To delete an authorization, use:

influx v1 auth delete --id 'id'

where id can be obtained from the output of influx v1 auth list.

After executing these commands and setting up the password, you should be able to log in successfully using the new credentials, allowing for data synchronization through SeaTunnel.

Data Synchronization Configuration File:

v1.batch.config_tmp.template

Below is a sample SeaTunnel configuration file to synchronize data from InfluxDB to Doris.

env {
  execution.parallelism = 1
  job.mode = "BATCH"
  checkpoint.interval = 10000
}

source {
  influxdb {
    url = "http://X.X.X.X:8086"
    token = "your_token" # optional
    org = "your_organization"
    bucket = "your_bucket" # optional
    database = "your_bucket"
    username = "your_influxdb_username"
    password = "your_influxdb_password"
    epoch = "H" # options available on InfluxDB documentation
    query_timeout_sec = 600
    measurement = "prometheus_remote_write" # data table
    fields = ["node_cpu_seconds_total", "node_memory_MemTotal_bytes"] # optional
    sql = """SELECT node_cpu_seconds_total as system_cpu_usage, cpu as process_occupy_physical_memory_size, job as create_dept, node_memory_MemTotal_bytes as process_read_written_file_system_total_bytes, node_memory_MemAvailable_bytes as process_open_file_describe_quantity, time as create_time FROM "prometheus_remote_write" where time > now() - 1h"""
    where = " where time > now() - 1h"

    schema {
      fields {
        system_cpu_usage = FLOAT
        process_occupy_physical_memory_size = INT
        create_dept = STRING
        process_read_written_file_system_total_bytes = FLOAT
        process_open_file_describe_quantity = FLOAT
        create_time = BIGINT
      }
    }
  }
}

sink {
  Doris {
    fenodes = "X.X.X.X:8030"
    username = "username"
    password = "password"
    table.identifier = "sbyw_data_acquisition.sbyw_application_process_type_tmp"
    sink.label-prefix = "test-cdc"
    sink.enable-2pc = "true"
    sink.enable-delete = "true"
    sink.max-retries = 3
    batch_size = 10000
    result_table_name = "sbyw_application_process_type_tmp"
    doris.config {
      format = "json"
      read_json_by_line = "true"
    }
  }
}

transform {
  FieldMapper {
    source_table_name = "prometheus_remote_write"
    result_table_name = "sbyw_application_process_type_tmp"
    field_mapper = {
      system_cpu_usage = system_cpu_usage
      process_occupy_physical_memory_size = process_occupy_physical_memory_size
      process_read_written_file_system_total_bytes = process_read_written_file_system_total_bytes
      process_open_file_describe_quantity = process_open_file_describe_quantity
      create_time = create_time
      create_dept = create_dept
    }
  }
}

Run the data synchronization script using:

./bin/seatunnel.sh -c ./config/v1.batch.config_tmp.template

Doris Test Table and InfluxDB Data

Here is my Doris test table:

Below is a snapshot of the data from the InfluxDB Studio-0.2.0 client with InfluxDB 2.7.6 data and the synchronization results in Doris.

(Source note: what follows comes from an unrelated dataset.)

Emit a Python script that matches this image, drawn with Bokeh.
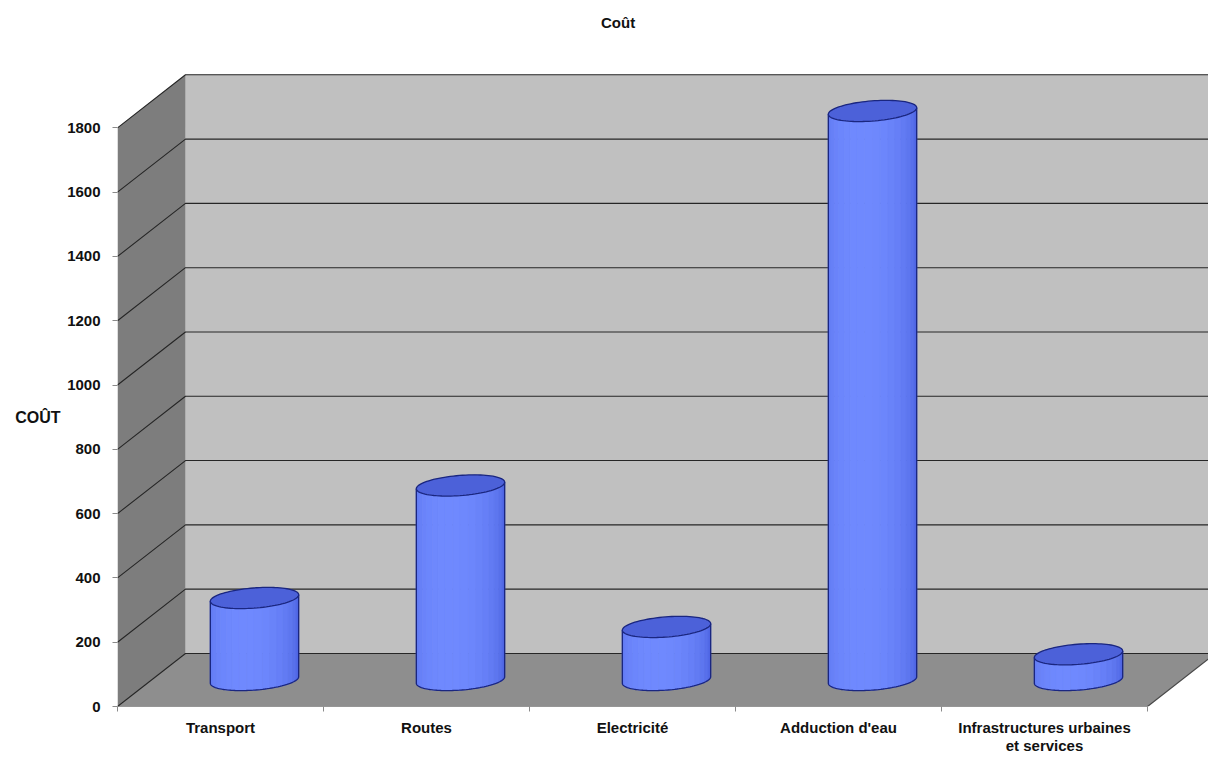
import numpy as np
from bokeh.plotting import figure
from bokeh.models import Range1d, FixedTicker, LinearAxis, ColumnDataSource
from bokeh.embed import file_html
from bokeh.resources import INLINE

# ---- data -------------------------------------------------------------
categories = ["Transport", "Routes", "Electricité", "Adduction d'eau",
              "Infrastructures urbaines\net services"]
costs = [255, 605, 165, 1770, 80]
y_ticks = [0, 200, 400, 600, 800, 1000, 1200, 1400, 1600, 1800]
chart_title = "Coût"
value_title = "COÛT"

# ---- 3-D look: oblique projection of the depth axis (data units) -------
DEPTH_X = 0.33      # horizontal shift of the back plane, in category widths
DEPTH_Y = 165.0     # vertical shift of the back plane, in cost units
CYL_RX = 0.204      # cylinder radius across, in category widths
CYL_RZ = 0.20       # cylinder radius in depth, as a share of the depth vector
TITLE_X = 2.43      # horizontal anchor of the chart title, in category widths

FONT = "Liberation Sans"
TEXT_COLOR = "#111111"
n = len(categories)
y_top = y_ticks[-1]

p = figure(width=1208, height=758,
           x_range=Range1d(0, 5.296), y_range=Range1d(0, 1969),
           output_backend="svg", toolbar_location=None,
           min_border_left=117, min_border_right=0,
           min_border_top=73, min_border_bottom=52)
p.background_fill_color = "white"
p.border_fill_color = "white"
p.outline_line_color = None
p.xgrid.visible = False
p.ygrid.visible = False

# ---- walls and floor ---------------------------------------------------
floor_xs = [0, n, n + DEPTH_X, DEPTH_X]
floor_ys = [0, 0, DEPTH_Y, DEPTH_Y]
side_xs = [0, 0, DEPTH_X, DEPTH_X]
side_ys = [0, y_top, y_top + DEPTH_Y, DEPTH_Y]
back_xs = [DEPTH_X, n + DEPTH_X, n + DEPTH_X, DEPTH_X]
back_ys = [DEPTH_Y, DEPTH_Y, y_top + DEPTH_Y, y_top + DEPTH_Y]

p.patch(back_xs, back_ys, fill_color="#c0c0c0", line_color=None)
p.patch(side_xs, side_ys, fill_color="#7d7d7d", line_color=None)
p.patch(floor_xs, floor_ys, fill_color="#8e8e8e", line_color=None)

# gridlines: diagonal on the side wall, horizontal on the back wall
grid_xs = [[0, DEPTH_X, n + DEPTH_X + 1] for _ in y_ticks]
grid_ys = [[v, v + DEPTH_Y, v + DEPTH_Y] for v in y_ticks]
p.multi_line(grid_xs, grid_ys, line_color="#262626", line_width=1.1)

# floor front and right edges
p.line([0, n, n + DEPTH_X], [0, 0, DEPTH_Y], line_color="#4a4a4a", line_width=1.2)

# ---- cylinders ---------------------------------------------------------
theta_r = np.arctan2(CYL_RZ * DEPTH_X, CYL_RX)
theta_l = theta_r + np.pi


def ellipse(cx, cy, theta):
    ex = cx + CYL_RX * np.cos(theta) + CYL_RZ * DEPTH_X * np.sin(theta)
    ey = cy + CYL_RZ * DEPTH_Y * np.sin(theta)
    return ex, ey


edge_rgb = np.array([70, 92, 220])
mid_rgb = np.array([112, 138, 255])
N_STRIPS = 18

for i, c in enumerate(costs):
    cx = i + 0.5 + DEPTH_X / 2
    cy0 = DEPTH_Y / 2
    cy1 = c + DEPTH_Y / 2

    strip_xs, strip_ys, strip_cols = [], [], []
    bounds = np.linspace(theta_l, theta_r + 2 * np.pi, N_STRIPS + 1)
    for k in range(N_STRIPS):
        th = np.linspace(bounds[k], bounds[k + 1], 6)
        bx, by = ellipse(cx, cy0, th)
        tx, ty = ellipse(cx, cy1, th[::-1])
        strip_xs.append(list(bx) + list(tx))
        strip_ys.append(list(by) + list(ty))
        u = (k + 0.5) / N_STRIPS
        f = np.sin(np.pi * (0.15 + 0.85 * u)) ** 0.8
        rgb = (edge_rgb + (mid_rgb - edge_rgb) * f).astype(int)
        strip_cols.append("#%02x%02x%02x" % tuple(rgb))
    src = ColumnDataSource(dict(xs=strip_xs, ys=strip_ys, color=strip_cols))
    p.patches("xs", "ys", source=src, fill_color="color", line_color="color",
              line_width=0.8)

    # silhouette: two sides and the front half of the base
    th = np.linspace(theta_l, theta_r + 2 * np.pi, 60)
    bx, by = ellipse(cx, cy0, th)
    lx, ly = ellipse(cx, cy1, np.array([theta_l]))
    rx, ry = ellipse(cx, cy1, np.array([theta_r]))
    p.line(list(lx) + list(bx) + list(rx), list(ly) + list(by) + list(ry),
           line_color="#1a2680", line_width=1.3)

    # lid
    th = np.linspace(0, 2 * np.pi, 90)
    ex, ey = ellipse(cx, cy1, th)
    p.patch(list(ex), list(ey), fill_color="#4c61d9", line_color="#1a2680",
            line_width=1.3)


def style_text_axis(axis, size):
    axis.axis_line_color = None
    axis.major_tick_line_color = None
    axis.minor_tick_line_color = None
    axis.major_tick_out = 0
    axis.major_tick_in = 0
    axis.minor_tick_out = 0
    axis.minor_tick_in = 0
    axis.major_label_text_font = FONT
    axis.major_label_text_font_style = "bold"
    axis.major_label_text_font_size = size
    axis.major_label_text_color = TEXT_COLOR


# ---- category axis -----------------------------------------------------
p.xaxis.ticker = FixedTicker(ticks=[i + 0.5 for i in range(n)],
                             minor_ticks=list(range(n + 1)))
p.xaxis.major_label_overrides = {i + 0.5: cat for i, cat in enumerate(categories)}
p.xaxis.axis_line_color = None
p.xaxis.major_tick_line_color = None
p.xaxis.major_tick_out = 0
p.xaxis.major_tick_in = 0
p.xaxis.minor_tick_out = 5
p.xaxis.minor_tick_in = 0
p.xaxis.minor_tick_line_color = "#8a8a8a"
p.xaxis.major_label_standoff = 7
p.xaxis.major_label_text_font = FONT
p.xaxis.major_label_text_font_style = "bold"
p.xaxis.major_label_text_font_size = "15px"
p.xaxis.major_label_text_line_height = 1.1
p.xaxis.major_label_text_color = TEXT_COLOR

# ---- value axis --------------------------------------------------------
p.yaxis.ticker = FixedTicker(ticks=y_ticks, minor_ticks=[])
p.yaxis.axis_line_color = None
p.yaxis.major_tick_out = 5
p.yaxis.major_tick_in = 0
p.yaxis.major_tick_line_color = "#8a8a8a"
p.yaxis.major_label_standoff = 12
p.yaxis.major_label_text_font = FONT
p.yaxis.major_label_text_font_style = "bold"
p.yaxis.major_label_text_font_size = "15px"
p.yaxis.major_label_text_color = TEXT_COLOR

# value-axis title, horizontal, level with the middle of the scale
name_axis = LinearAxis(ticker=FixedTicker(ticks=[y_top / 2], minor_ticks=[]),
                       major_label_overrides={y_top / 2: value_title})
style_text_axis(name_axis, "16px")
name_axis.major_label_standoff = 4
p.add_layout(name_axis, "left")

# chart title above the frame
title_axis = LinearAxis(ticker=FixedTicker(ticks=[TITLE_X], minor_ticks=[]),
                        major_label_overrides={TITLE_X: chart_title})
style_text_axis(title_axis, "15px")
title_axis.major_label_standoff = 43
p.add_layout(title_axis, "above")

open("out.html", "w").write(file_html(p, INLINE))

Note: InfluxDB 2.7.6 does not fully support SQL queries. It only allows basic, simple queries. Attempts to perform complex queries with aggregations and single fields will result in errors due to unsupported query structures.

However, the following type of query is supported. This is due to the design of InfluxDB 2, which does not support combining aggregation queries with individual field queries.

Final Results:

My Data Synchronized to Doris:

Here it is, the data is successfully synchronized from InfluxDB to Doris with SeaTunnel!